UnitedHealthcare filing deadlines vary by plan type. Fully insured plans typically allow 90 days. Self-funded employer plans set their own deadlines, which can range from 90 to 180 days. Always check the specific plan’s filing requirement, as UHC administers plans with different filing windows.
Aetna is strict about 90-day filing for most commercial plans. They start the clock from the date of service, not the date of claim creation. Appeals for timely filing denials must include proof of original submission. Aetna does honor the corrected claim exception when the original was filed on time.
Blue Cross Blue Shield plans vary by state because each state plan operates independently. Filing deadlines range from 90 days (BCBS of Texas) to 365 days (some northeastern plans). Check your provider manual for the specific BCBS plan you are dealing with.
Prevention: The Only Reliable Strategy
Because CO-29 denials are so difficult to overturn, prevention is the primary defense. Build these processes into your billing workflow.
Run a weekly unbilled charges report sorted by days since date of service. Flag any charge that has been unbilled for more than 50% of the shortest payer filing deadline in your mix. If your shortest deadline is 90 days, flag at 45 days. This gives you adequate time to research and resolve whatever is holding the claim.

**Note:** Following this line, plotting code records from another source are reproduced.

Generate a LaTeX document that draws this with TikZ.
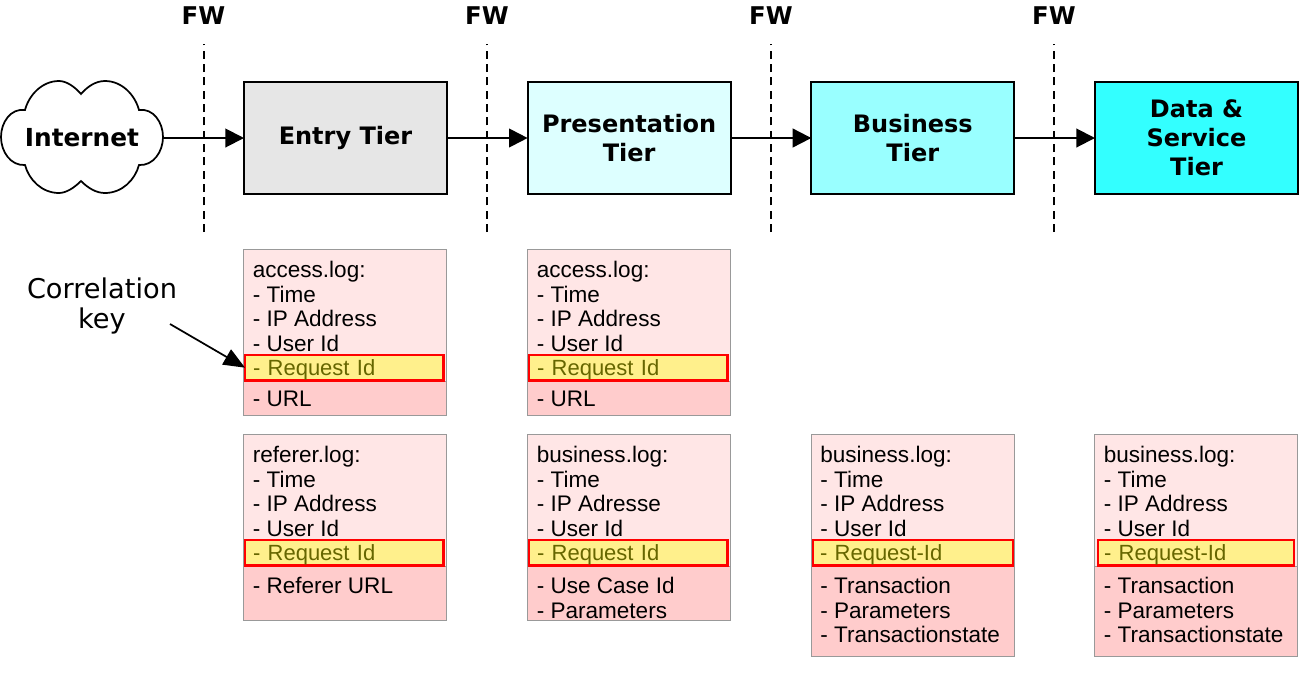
\documentclass[tikz,border=0pt]{standalone}
\usepackage{fontspec}
\setmainfont{Liberation Sans}
\newfontfamily\tierfont{DejaVu Sans}
\usetikzlibrary{arrows.meta,positioning}
\definecolor{entryfill}{HTML}{E6E6E6}
\definecolor{presfill}{HTML}{DDFFFF}
\definecolor{busfill}{HTML}{99FFFF}
\definecolor{datafill}{HTML}{33FFFF}
\definecolor{logfill}{HTML}{FFE6E6}
\definecolor{lowfill}{HTML}{FFCCCC}
\definecolor{keyfill}{HTML}{FFF08C}
\definecolor{keytext}{HTML}{666600}
\definecolor{logedge}{HTML}{999999}

\begin{document}
\begin{tikzpicture}[x=0.75pt,y=-0.75pt,
node distance=60.5pt,
tier/.style={draw,line width=1.5pt,minimum width=152.25pt,minimum height=83.5pt,
  inner sep=0pt,outer sep=0pt,align=center,font=\tierfont\bfseries\fontsize{18}{21.7}\selectfont},
fwlabel/.style={font=\tierfont\bfseries\fontsize{18.3}{20}\selectfont,inner sep=0pt},
fwline/.style={dashed,line width=1.1pt,dash pattern=on 6pt off 4pt},
flow/.style={line width=1.5pt,-{Triangle[length=14pt,width=14pt]}},
logbox/.style={draw=logedge,fill=logfill,line width=0.7pt,minimum width=152.25pt,
  anchor=north west,inner sep=0pt,outer sep=0pt},
loglow/.style={logbox,fill=lowfill},
logkey/.style={draw=red,fill=keyfill,line width=1.8pt,minimum width=149pt,minimum height=19pt,
  anchor=north west,inner sep=0pt,outer sep=0pt,text=keytext,text width=137pt,
  text height=13pt,text depth=1pt,font=\fontsize{16.5}{18.4}\selectfont,align=left},
logtext/.style={anchor=north west,inner xsep=6.8pt,inner ysep=0pt,align=left,
  font=\fontsize{16.9}{18.4}\selectfont}]
\useasboundingbox (0,0) rectangle (1312,672);

\draw[line width=1.3pt,fill=white] (81,94) .. controls (88,86) and (96,81) .. (105,81)
  .. controls (122,81) and (135,95) .. (139,110) .. controls (153,108) and (163,122) .. (163,137)
  .. controls (163,152) and (153,166) .. (139,165) .. controls (135,180) and (122,193) .. (105,193)
  .. controls (96,193) and (88,188) .. (81,181) .. controls (74,188) and (66,193) .. (59,193)
  .. controls (42,193) and (29,180) .. (25,165) .. controls (11,166) and (1,152) .. (1,137)
  .. controls (1,122) and (11,108) .. (25,110) .. controls (29,95) and (42,81) .. (59,81)
  .. controls (66,81) and (74,86) .. (81,94) -- cycle;
\node [tier,draw=none,minimum width=121pt,font=\tierfont\bfseries\fontsize{18.6}{22}\selectfont] (internet) at (82,138) {Internet};

\node [tier,fill=entryfill] (entry) at (345.5,138) {Entry Tier};
\node [tier,fill=presfill,right=of entry] (pres) {Presentation\\Tier};
\node [tier,fill=busfill,right=of pres] (bus) {Business\\Tier};
\node [tier,fill=datafill,right=of bus] (data) {Data \&\\Service\\Tier};

\node [fwlabel] (fw1) at (203.5,16) {FW};
\node [fwlabel] (fw2) at (487,16) {FW};
\node [fwlabel] (fw3) at (771,16) {FW};
\node [fwlabel] (fw4) at (1054,16) {FW};
\coordinate (fw1end) at (204,232);
\coordinate (fw2end) at (487,232);
\coordinate (fw3end) at (771,232);
\coordinate (fw4end) at (1054,232);
\draw[fwline] (fw1end) -- ++(0,-188);
\draw[fwline] (fw2end) -- ++(0,-188);
\draw[fwline] (fw3end) -- ++(0,-188);
\draw[fwline] (fw4end) -- ++(0,-188);

\draw[flow] (internet) -- (entry);
\draw[flow] (entry) -- (pres);
\draw[flow] (pres) -- (bus);
\draw[flow] (bus) -- (data);

\node [logbox,minimum height=124.5pt] (accA) at (243.5,249.5) {};
\node [loglow,minimum height=26pt] (accAlow) at (243.5,381) {};
\node [logkey] (accAkey) at (245,355) {- Request Id};
\node [logtext] (accAtop) at (243.5,261) {access.log:\\- Time\\- IP Address\\- User Id};
\node [logtext] (accArest) at (243.5,391) {- URL};

\node [logbox,minimum height=124.5pt] (accB) at (527.5,249.5) {};
\node [loglow,minimum height=26pt] (accBlow) at (527.5,381) {};
\node [logkey] (accBkey) at (529,355) {- Request Id};
\node [logtext] (accBtop) at (527.5,261) {access.log:\\- Time\\- IP Address\\- User Id};
\node [logtext] (accBrest) at (527.5,391) {- URL};

\node [logbox,minimum height=139.5pt] (refA) at (243.5,434.5) {};
\node [loglow,minimum height=41pt] (refAlow) at (243.5,566) {};
\node [logkey] (refAkey) at (245,540) {- Request Id};
\node [logtext] (refAtop) at (243.5,446) {referer.log:\\- Time\\- IP Address\\- User Id};
\node [logtext] (refArest) at (243.5,577) {- Referer URL};

\node [logbox,minimum height=139.5pt] (busA) at (527.5,434.5) {};
\node [loglow,minimum height=41pt] (busAlow) at (527.5,566) {};
\node [logkey] (busAkey) at (529,540) {- Request Id};
\node [logtext] (busAtop) at (527.5,446) {business.log:\\- Time\\- IP Adresse\\- User Id};
\node [logtext] (busArest) at (527.5,577) {- Use Case Id\\- Parameters};

\node [logbox,minimum height=166.5pt] (busB) at (811,434.5) {};
\node [loglow,minimum height=68pt] (busBlow) at (811,566) {};
\node [logkey,minimum width=150pt,text width=139.5pt] (busBkey) at (813,540) {- Request-Id};
\node [logtext] (busBtop) at (811,446) {business.log:\\- Time\\- IP Address\\- User Id};
\node [logtext] (busBrest) at (811,577) {- Transaction\\- Parameters\\- Transactionstate};

\node [logbox,minimum height=166.5pt] (busC) at (1094.5,434.5) {};
\node [loglow,minimum height=68pt] (busClow) at (1094.5,566) {};
\node [logkey,minimum width=147pt,text width=138pt] (busCkey) at (1098,540) {- Request-Id};
\node [logtext] (busCtop) at (1094.5,446) {business.log:\\- Time\\- IP Address\\- User Id};
\node [logtext] (busCrest) at (1094.5,577) {- Transaction\\- Parameters\\- Transactionstate};

\node [align=center,inner sep=0pt,font=\tierfont\fontsize{20.4}{22.5}\selectfont] (corr) at (102,306) {Correlation\\key};
\coordinate (corrstart) at (170,324);
\draw[line width=1.3pt,-{Triangle[length=16pt,width=13pt]}] (corrstart) -- (accAkey.west);
\end{tikzpicture}
\end{document}
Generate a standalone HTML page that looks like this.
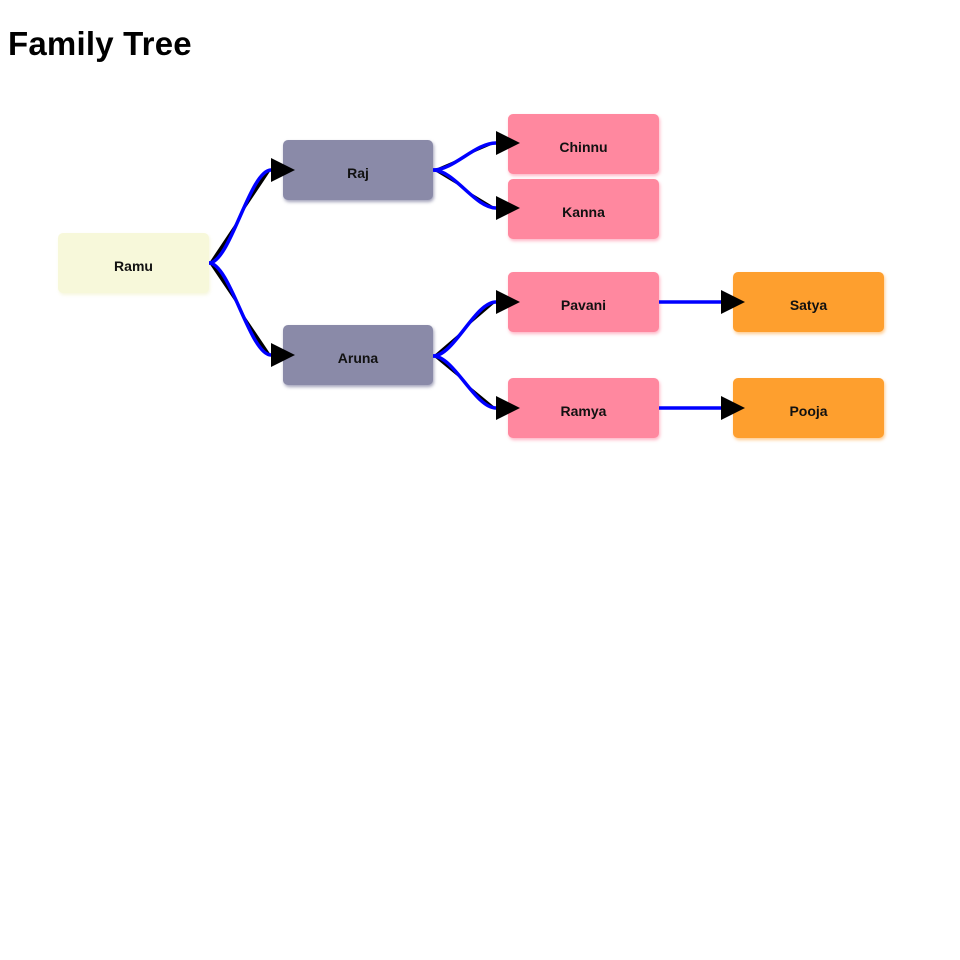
<!DOCTYPE html>
<html><head><meta charset="utf-8"><style>
html,body{margin:0;padding:0;background:#fff;}
body{width:960px;height:960px;position:relative;overflow:hidden;font-family:"Liberation Sans",sans-serif;}
h1{position:absolute;left:8px;top:24px;margin:0;font-size:33px;font-weight:bold;letter-spacing:0.2px;color:#000;line-height:40px;}
.n{position:absolute;width:151px;height:60px;border-radius:5px;display:flex;align-items:center;justify-content:center;font-weight:bold;font-size:14px;color:#111;padding-top:5px;box-sizing:border-box;}
.y{background:#f7f8da;box-shadow:1px 2px 3px rgba(240,240,200,0.6);}
.g{background:#8a8aa8;box-shadow:1px 2px 3px rgba(100,100,140,0.6);}
.p{background:#ff889f;box-shadow:1px 2px 3px rgba(255,120,150,0.55);}
.o{background:#fe9f2e;box-shadow:1px 2px 3px rgba(255,160,50,0.55);}
svg{position:absolute;left:0;top:0;}
</style></head><body>
<h1>Family Tree</h1>
<div class="n y" style="left:58px;top:233px;">Ramu</div>
<div class="n g" style="left:283px;top:140px;width:150px;">Raj</div>
<div class="n g" style="left:283px;top:325px;width:150px;">Aruna</div>
<div class="n p" style="left:508px;top:114px;">Chinnu</div>
<div class="n p" style="left:508px;top:179px;">Kanna</div>
<div class="n p" style="left:508px;top:272px;">Pavani</div>
<div class="n p" style="left:508px;top:378px;">Ramya</div>
<div class="n o" style="left:733px;top:272px;">Satya</div>
<div class="n o" style="left:733px;top:378px;">Pooja</div>
<svg width="960" height="960" viewBox="0 0 960 960">
<defs>
<marker id="a" markerUnits="userSpaceOnUse" markerWidth="26" markerHeight="26" refX="0" refY="12" orient="auto" viewBox="0 0 26 24">
<path d="M0,0 L24,12 L0,24 Z" fill="#000"/>
</marker>
</defs>
<g stroke="#0000ff" stroke-width="3.5" fill="#000" marker-end="url(#a)">
<path d="M209,263 C230,263 250,170 271,170"/>
<path d="M209,263 C230,263 250,355 271,355"/>
<path d="M433,170 C454,170 475,143 496,143"/>
<path d="M433,170 C454,170 475,208 496,208"/>
<path d="M433,356 C454,356 475,302 496,302"/>
<path d="M433,356 C454,356 475,408 496,408"/>
<path d="M659,302 L721,302"/>
<path d="M659,408 L721,408"/>
</g>
</svg>
</body></html>
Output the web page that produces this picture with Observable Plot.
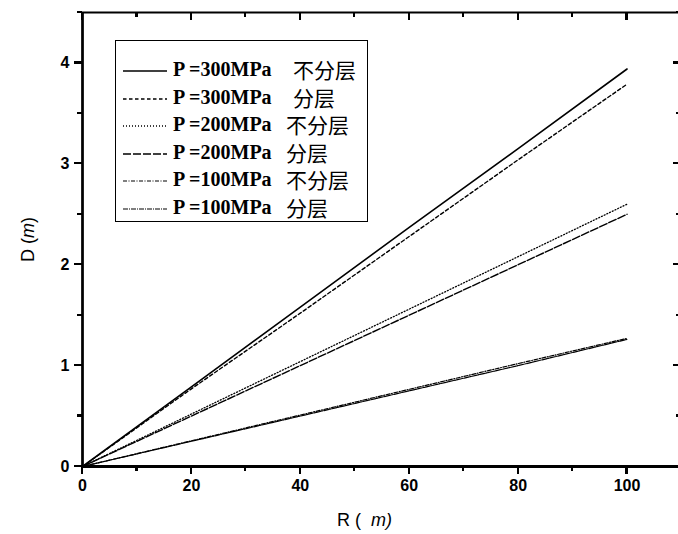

Monitor clearinghouse rejections daily. Every rejection represents a claim that is not getting closer to payment while the filing clock ticks. Set a 48-hour turnaround standard for resolving clearinghouse rejections. Assign a staff member specifically to rejection management if your volume warrants it.
Track credentialing status and hold charges for providers who are not yet credentialed with specific payers. Set a reminder to submit held claims immediately when credentialing is confirmed. Some payers offer retroactive credentialing that allows billing back to the effective date. Document the credentialing effective date for each payer and provider combination.
Process primary EOBs within five business days of receipt and submit secondary claims immediately. Do not batch secondary claims weekly or monthly. The faster you submit to the secondary payer, the more buffer you have against filing deadline issues.
Set calendar reminders for high-value claims approaching filing deadlines. A single missed deadline on a surgical case can cost thousands of dollars. Treating high-value claims with individual tracking is worth the extra administrative effort.
The Cost of CO-29 Denials
Unlike most denial codes where the revenue can be recovered through correction and resubmission, CO-29 denials often represent permanent revenue loss. The practice cannot bill the payer (deadline passed) and cannot bill the patient (contractual obligation). The only recourse is a successful appeal with proof of timely filing, and that is not always available.
Industry data suggests practices lose 1% to 3% of gross charges to timely filing denials annually. For a practice billing $5 million per year, that is $50,000 to $150,000 in lost revenue. Most of this is preventable with proper workflow controls and claim tracking. The investment in a dedicated claim tracking process pays for itself many times over.